O presidente Lula, que conhece profundamente a Amazônia e seus conflitos, e que já esteve chorando seus mortos como fez em 1988 no Acre no enterro do maior ambientalista do Brasil, o seu amigo Chico Mendes, deu mais uma prova do quanto luta por mudanças sem mudar de lado.
Além de ter colocado a questão da regularização fundiária em debate, ao ter encaminhado a MP 458 ao Congresso, o presidente Lula teve a coragem de vetar seu artigo sétimo, acatando apelo de tantas entidades e personalidades, como a senadora e ex-ministra Marina Silva.
É consenso na Amazônia a necessidade da regularização fundiária. O problema é como fazer sem estimular a especulação de terra, a grilagem, o desmatamento e a violência. Ao vetar o artigo sétimo da MP, o presidente Lula faz uma importante mediação no ambiente radicalizado que experimentamos hoje e deixa claro que é preciso adotar tratamento diferenciado para pequenas e grandes propriedades numa região que pode ser comparada a um continente e que guarda diferenças consideráveis dentro dos próprios estados.
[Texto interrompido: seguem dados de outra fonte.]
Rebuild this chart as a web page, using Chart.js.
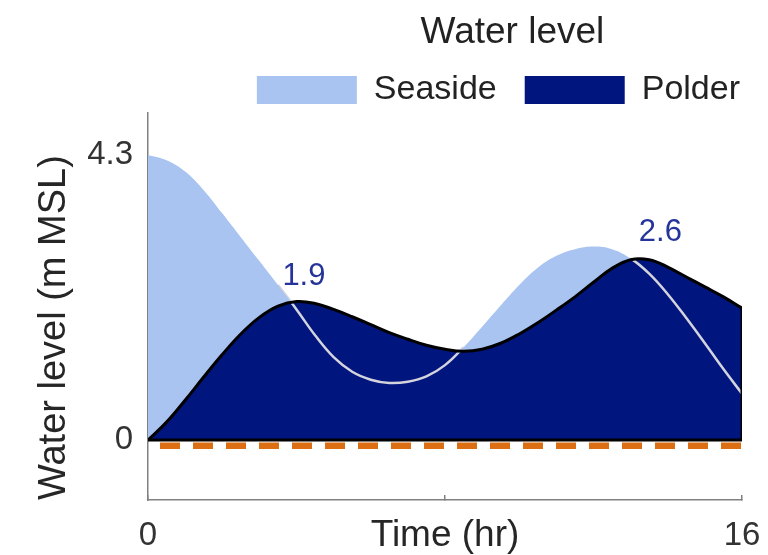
<!DOCTYPE html>
<html>
<head>
<meta charset="utf-8">
<script src="https://cdn.jsdelivr.net/npm/chart.js@4.4.0/dist/chart.umd.min.js"></script>
<style>
  html, body { margin: 0; padding: 0; background: #ffffff; }
  #wrap { width: 768px; height: 555px; position: relative; }
</style>
</head>
<body>
<div id="wrap"><canvas id="c" width="768" height="555"></canvas></div>
<script>
// ---------- data ----------
const times = [0, 0.5, 1, 1.5, 2, 2.5, 3, 3.5, 4, 4.5, 5, 5.5, 6, 6.5, 7, 7.5, 8,
               8.5, 9, 9.5, 10, 10.5, 11, 11.5, 12, 12.5, 13, 13.5, 14, 14.5, 15, 15.5, 16];
const seaside = [4.30, 4.22, 4.05, 3.77, 3.42, 3.06, 2.70, 2.34, 1.97, 1.58, 1.25, 1.03, 0.91, 0.86, 0.88, 0.96, 1.13,
                 1.40, 1.71, 2.03, 2.34, 2.60, 2.78, 2.88, 2.92, 2.88, 2.74, 2.51, 2.20, 1.84, 1.46, 1.07, 0.70];
const polder = [0.00, 0.27, 0.60, 0.95, 1.29, 1.60, 1.85, 2.02, 2.09, 2.06, 1.97, 1.86, 1.74, 1.62, 1.52, 1.43, 1.37,
                1.34, 1.37, 1.46, 1.60, 1.77, 1.96, 2.16, 2.38, 2.59, 2.72, 2.72, 2.61, 2.46, 2.31, 2.16, 1.99];
const referenceLevel = -0.085;          // orange dashed line
const xTickValues = [0, 8, 16];
const xTickLabels = ['0', '', '16'];
const yTickValues = [0, 4.3];
const yTickLabels = ['0', '4.3'];
const peakLabelTimes = [4.2, 13.8];
const peakLabelLevels = [2.47, 3.13];
const peakLabelTexts = ['1.9', '2.6'];
const seriesNames = ['Seaside', 'Polder'];

// ---------- styles ----------
const FONT = "'Liberation Sans', Arial, Helvetica, sans-serif";
const LIGHT_BLUE = '#a9c4f1';
const NAVY = '#01157f';
const SEA_LINE = '#d4d4dc';
const AXIS = '#808080';
const ORANGE = '#dc6e14';

Chart.defaults.font.family = FONT;

const pts = arr => times.map((t, i) => ({ x: t, y: arr[i] }));
const last = polder.length - 1;

const peakLabelPlugin = {
  id: 'peakLabels',
  afterDatasetsDraw(chart) {
    const { ctx, scales: { x, y } } = chart;
    ctx.save();
    ctx.font = '31px ' + FONT;
    ctx.fillStyle = '#24349a';
    ctx.textAlign = 'center';
    ctx.textBaseline = 'middle';
    peakLabelTexts.forEach((txt, i) => {
      ctx.fillText(txt, x.getPixelForValue(peakLabelTimes[i]), y.getPixelForValue(peakLabelLevels[i]));
    });
    ctx.restore();
  }
};

new Chart(document.getElementById('c'), {
  type: 'line',
  data: {
    datasets: [
      { // 0: polder top outline
        data: pts(polder), borderColor: '#000000', borderWidth: 3, tension: 0.4,
        pointRadius: 0, fill: false
      },
      { // 1: polder right and bottom edges
        data: [{ x: times[last], y: polder[last] }, { x: times[last], y: 0 }, { x: times[0], y: 0 }],
        borderColor: '#000000', borderWidth: 3, tension: 0, borderJoinStyle: 'miter',
        pointRadius: 0, fill: false
      },
      { // 2: seaside area above polder
        label: seriesNames[0],
        data: pts(seaside), tension: 0.4, pointRadius: 0,
        borderWidth: 0, borderColor: 'rgba(0,0,0,0)', backgroundColor: LIGHT_BLUE,
        fill: { target: 4, above: LIGHT_BLUE, below: 'rgba(0,0,0,0)' }
      },
      { // 3: seaside line where it runs under the polder level
        data: pts(seaside), tension: 0.4, pointRadius: 0, borderWidth: 2.5, borderColor: SEA_LINE,
        fill: false,
        segment: {
          borderColor: c => (seaside[c.p0DataIndex] > polder[c.p0DataIndex] &&
                             seaside[c.p1DataIndex] > polder[c.p1DataIndex]) ? 'rgba(0,0,0,0)' : SEA_LINE
        }
      },
      { // 4: polder area
        label: seriesNames[1],
        data: pts(polder), tension: 0.4, pointRadius: 0,
        borderWidth: 0, borderColor: 'rgba(0,0,0,0)', backgroundColor: NAVY,
        fill: { value: 0 }
      },
      { // 5: orange dashed reference
        data: [{ x: times[0], y: referenceLevel }, { x: times[last], y: referenceLevel }],
        borderColor: ORANGE, borderWidth: 6.5, borderDash: [20, 13], borderDashOffset: 21,
        borderCapStyle: 'butt', pointRadius: 0, fill: false, clip: 0
      }
    ]
  },
  options: {
    responsive: false,
    animation: false,
    events: [],
    layout: { padding: { left: 0, right: 0, top: 0, bottom: 0 } },
    plugins: {
      tooltip: { enabled: false },
      legend: {
        display: true, position: 'top', align: 'end', maxHeight: 113,
        labels: {
          boxWidth: 100, boxHeight: 28, padding: 28, color: '#222222',
          font: { size: 34, family: FONT },
          filter: item => seriesNames.includes(item.text)
        },
        title: {
          display: true, text: 'Water level', position: 'center', color: '#222222',
          font: { size: 37, family: FONT, lineHeight: 0.84 },
          padding: { top: 14, bottom: 0 }
        }
      }
    },
    scales: {
      x: {
        type: 'linear', min: 0, max: 16,
        afterBuildTicks: s => { s.ticks = xTickValues.map(v => ({ value: v })); },
        afterFit: s => { s.height = 55; },
        ticks: {
          callback: (v, i) => xTickLabels[i], autoSkip: false, maxRotation: 0,
          padding: 7.65, color: '#333333', font: { size: 33, family: FONT, lineHeight: 2.0 }
        },
        grid: { display: true, drawOnChartArea: false, drawTicks: true, tickLength: -5, color: AXIS, lineWidth: 1.5 },
        border: { display: true, color: AXIS, width: 1.5 },
        title: {
          display: true, text: 'Time (hr)', color: '#262626',
          font: { size: 37, family: FONT, lineHeight: 1.03 }, padding: { top: 0, bottom: 0 }
        }
      },
      y: {
        type: 'linear', min: -0.905, max: 4.934,
        afterBuildTicks: s => { s.ticks = yTickValues.map(v => ({ value: v })); },
        afterFit: s => { s.width = 148; },
        ticks: {
          callback: (v, i) => yTickLabels[i], padding: 15,
          color: '#333333', font: { size: 33, family: FONT }
        },
        grid: { display: false, drawTicks: false },
        border: { display: true, color: AXIS, width: 1.5 },
        title: {
          display: true, text: 'Water level (m MSL)', align: 'start', color: '#262626',
          font: { size: 38, family: FONT }, padding: { top: 32, bottom: 0 }
        }
      }
    }
  },
  plugins: [peakLabelPlugin]
});
</script>
</body>
</html>
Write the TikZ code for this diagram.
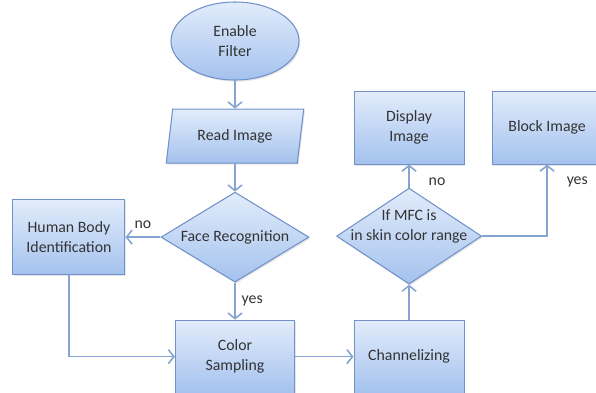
\documentclass[tikz,border=0pt]{standalone}
\usepackage{fontspec}
\setmainfont{Carlito}
\usepackage{xcolor}
\usetikzlibrary{shapes.geometric,arrows.meta,positioning,shadows}

\definecolor{boxtop}{RGB}{226,236,251}
\definecolor{boxbot}{RGB}{164,194,238}
\definecolor{boxline}{RGB}{112,146,200}
\definecolor{flowline}{RGB}{134,164,208}

\begin{document}
\begin{tikzpicture}[
    font=\fontsize{9}{11.3}\selectfont,
    shade_fill/.style={draw=boxline, line width=0.6pt, top color=boxtop, bottom color=boxbot, text=black!80, align=center,
        drop shadow={opacity=0.2, shadow xshift=0.7pt, shadow yshift=-0.9pt}},
    startstop/.style={shade_fill, ellipse, minimum width=2.56cm, minimum height=1.56cm, inner sep=0pt},
    io/.style={shade_fill, trapezium, trapezium left angle=80, trapezium right angle=100, trapezium stretches=true, minimum width=2.76cm, minimum height=1.08cm},
    process/.style={shade_fill, rectangle, minimum width=2.2cm, minimum height=1.46cm},
    decision/.style={shade_fill, diamond, inner sep=0pt, aspect=1.64, minimum width=2.96cm, minimum height=1.8cm},
    arrow/.style={-{Straight Barb[length=3.2pt, width=8pt]}, draw=flowline, line width=0.9pt},
    tag/.style={text=black!80}
]
    \useasboundingbox (0,0) rectangle (11.92,7.84);

    % Main column
    \node [startstop] (filter) at (4.70,7.02) {Enable\\Filter};
    \node [io, below=0.56cm of filter] (read) {Read Image};
    \node [decision, below=0.56cm of read] (face) {Face Recognition};
    \node [process, left=0.7cm of face, minimum width=2.24cm, minimum height=1.5cm] (human) {Human Body\\Identification};
    \node [process, below=0.74cm of face, minimum width=2.38cm] (color) {Color\\Sampling};

    % Right part
    \node [process, right=1.17cm of color] (chan) {Channelizing};
    \node [decision, above=0.7cm of chan, aspect=1.51, minimum width=2.9cm, minimum height=1.92cm,
        label={[tag, align=center, yshift=5.5pt]center:If MFC is\\in skin color range}] (mfc) {};
    \node [process, above=0.46cm of mfc] (display) {Display\\Image};
    \node [process, right=0.54cm of display, minimum width=2.2cm] (block) {Block Image};

    % Connections
    \draw [arrow] (filter) -- (read);
    \draw [arrow] (read) -- (face);
    \draw [arrow] (face) -- node[tag, above=1pt] {no} (human);
    \draw [arrow] (face) -- node[tag, right] {yes} (color);
    \draw [arrow] (human.south) |- (color.west);
    \draw [arrow] (color) -- (chan);
    \draw [arrow] (chan) -- (mfc);
    \draw [arrow] (mfc) -- node[tag, right=0.26cm, pos=0.26] {no} (display);
    \draw [arrow] (mfc.east) -| node[tag, right=0.26cm, pos=0.88] {yes} (block.south);

\end{tikzpicture}
\end{document}
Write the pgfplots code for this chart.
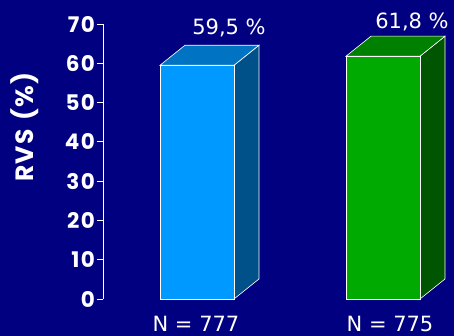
\documentclass[border=0pt]{standalone}
\usepackage{fontspec}
\setmainfont{DejaVu Sans}
\newfontfamily\tickfont{Poppins}[LetterSpace=6]
\newfontfamily\labelfont{Poppins}[LetterSpace=4]
\usepackage{pgfplots}
\pgfplotsset{compat=1.18}
\definecolor{bg}{HTML}{000080}
\definecolor{blueFront}{HTML}{0099FF}
\definecolor{blueTop}{HTML}{0073C2}
\definecolor{blueSide}{HTML}{00508A}
\definecolor{greenFront}{HTML}{00AA00}
\definecolor{greenTop}{HTML}{008000}
\definecolor{greenSide}{HTML}{005500}
\begin{document}
\begin{tikzpicture}
\fill[bg] (0,0) rectangle (454pt,336pt);
\begin{axis}[
  at={(103pt,37pt)}, anchor=south west,
  scale only axis, width=351pt, height=275pt,
  xmin=103, xmax=454, ymin=0, ymax=70,
  axis x line=none, axis y line=left,
  axis line style={white,-, line width=0.8pt},
  ytick={0,10,...,70},
  tick align=outside, major tick length=6pt,
  tick style={white, line width=0.8pt},
  yticklabel style={font=\tickfont\bfseries\fontsize{21.5}{21.5}\selectfont, text=white,
    inner xsep=2pt},
  ylabel={RVS\hspace{9pt}(\%)},
  ylabel style={at={(axis description cs:-0.222,0.625)}, anchor=center,
    font=\labelfont\bfseries\fontsize{25}{25}\selectfont, text=white},
  clip=false,
  /pgf/number format/assume math mode=true,
]
% first bar: side and top faces, then the front
\addplot[fill=blueSide, draw=white, line width=0.6pt]
  coordinates {(234,0) (259,5.1) (259,64.6) (234,59.5)} -- cycle;
\addplot[fill=blueTop, draw=white, line width=0.6pt]
  coordinates {(160,59.5) (185,64.6) (259,64.6) (234,59.5)} -- cycle;
\addplot[ybar, bar width=74pt, fill=blueFront, draw=white, line width=0.8pt,
  nodes near coords={\pgfmathprintnumber[fixed, fixed zerofill, precision=1, use comma]{\pgfplotspointmeta}~\%},
  nodes near coords style={text=white, font=\fontsize{21}{21}\selectfont,
    anchor=center, xshift=32pt, yshift=37pt}]
  coordinates {(197,59.5)};
% second bar
\addplot[fill=greenSide, draw=white, line width=0.6pt]
  coordinates {(420,0) (445,5.1) (445,66.9) (420,61.8)} -- cycle;
\addplot[fill=greenTop, draw=white, line width=0.6pt]
  coordinates {(346,61.8) (371,66.9) (445,66.9) (420,61.8)} -- cycle;
\addplot[ybar, bar width=74pt, fill=greenFront, draw=white, line width=0.8pt,
  nodes near coords={\pgfmathprintnumber[fixed, fixed zerofill, precision=1, use comma]{\pgfplotspointmeta}~\%},
  nodes near coords style={text=white, font=\fontsize{21}{21}\selectfont,
    anchor=center, xshift=29pt, yshift=34pt}]
  coordinates {(383,61.8)};
\node[text=white, font=\fontsize{21}{21}\selectfont, inner sep=0pt] at (axis cs:196,-6.4) {N = 777};
\node[text=white, font=\fontsize{21}{21}\selectfont, inner sep=0pt] at (axis cs:390,-6.4) {N = 775};
\end{axis}
\pgfresetboundingbox
\path (0,0) rectangle (454pt,336pt);
\end{tikzpicture}
\end{document}
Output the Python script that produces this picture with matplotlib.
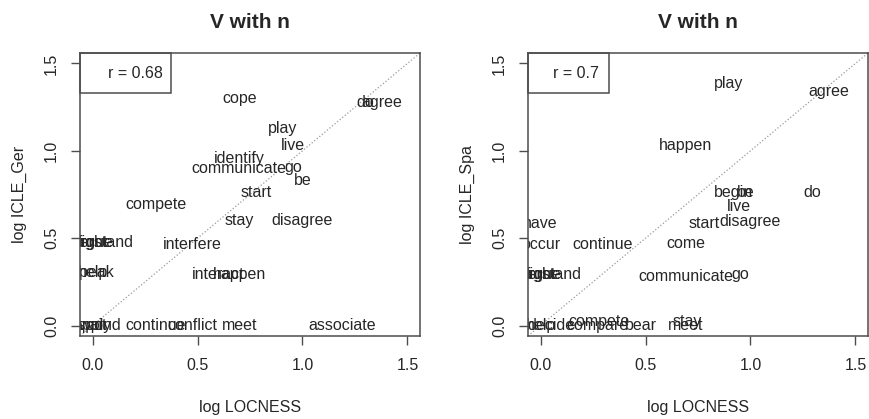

O Brasil do presidente Lula, da ministra Marina e do ministro Minc começou a deixar de ser uma referência negativa na opinião pública internacional, principalmente por reduzir de 27 mil quilômetros quadrados no governo passado para 10 mil quilômetros quadrados, a área desmatada por ano na Amazônia.
E, para ocupar um espaço de maior destaque nos fóruns internacionais, o Brasil precisa ter uma política mais adequada para a região, até porque mais de 50% das emissões que agravam a situação climática a partir do Brasil vêm de queimadas da Amazônia. Nosso país precisa levar adiante políticas que deem atenção especial à população regional e que busquem fortalecer atividades produtivas sustentáveis.
Quando o governo brasileiro anuncia metas de redução do desmatamento em 70% até 2017 e o compromisso brasileiro de pôr fim ao desmatamento na Amazônia até 2040, merece reconhecimento e elogio. Daí a importância do fortalecimento do Ministério do Meio Ambiente e do ministro Carlos Minc como mediador e interlocutor qualificado em meio aos interesses de tantos segmentos conflitantes.
A radicalização que estamos vivendo hoje, com ambientalistas e opinião pública de um lado e ruralistas com voto no Congresso de outro, não é boa para a Amazônia, nem para o meio ambiente e nem para o Brasil. O Brasil precisa mudar e aperfeiçoar sua legislação ambiental.
Mas isso não pode ocorrer transformando os produtores e produtos da Amazônia em vilão, muito menos à custa do atraso.
A experiência de governar um estado amazônico me ensinou que as boas soluções para a questão fundiária na região não devem priorizar, necessariamente, a posse e uso da terra, mas o uso sustentável do que está acima e abaixo da terra.
Nesta semana de debates tão intensos, a pausa para a homenagem ao herói que foi Apolônio de Carvalho também me permitiu aprender que a tolerância é uma qualidade necessária até ao mais legítimo revolucionário.
É preciso reconhecer a importância do gesto do presidente Lula. Com o veto ao artigo sétimo da MP 458, ele criou condições para que o Brasil faça o melhor, mais amplo e mais adequado debate da questão ambiental.
JORGE VIANA é engenheiro florestal, foi prefeito de Rio Branco (1993-1996) e governador do Acre (1999-2006).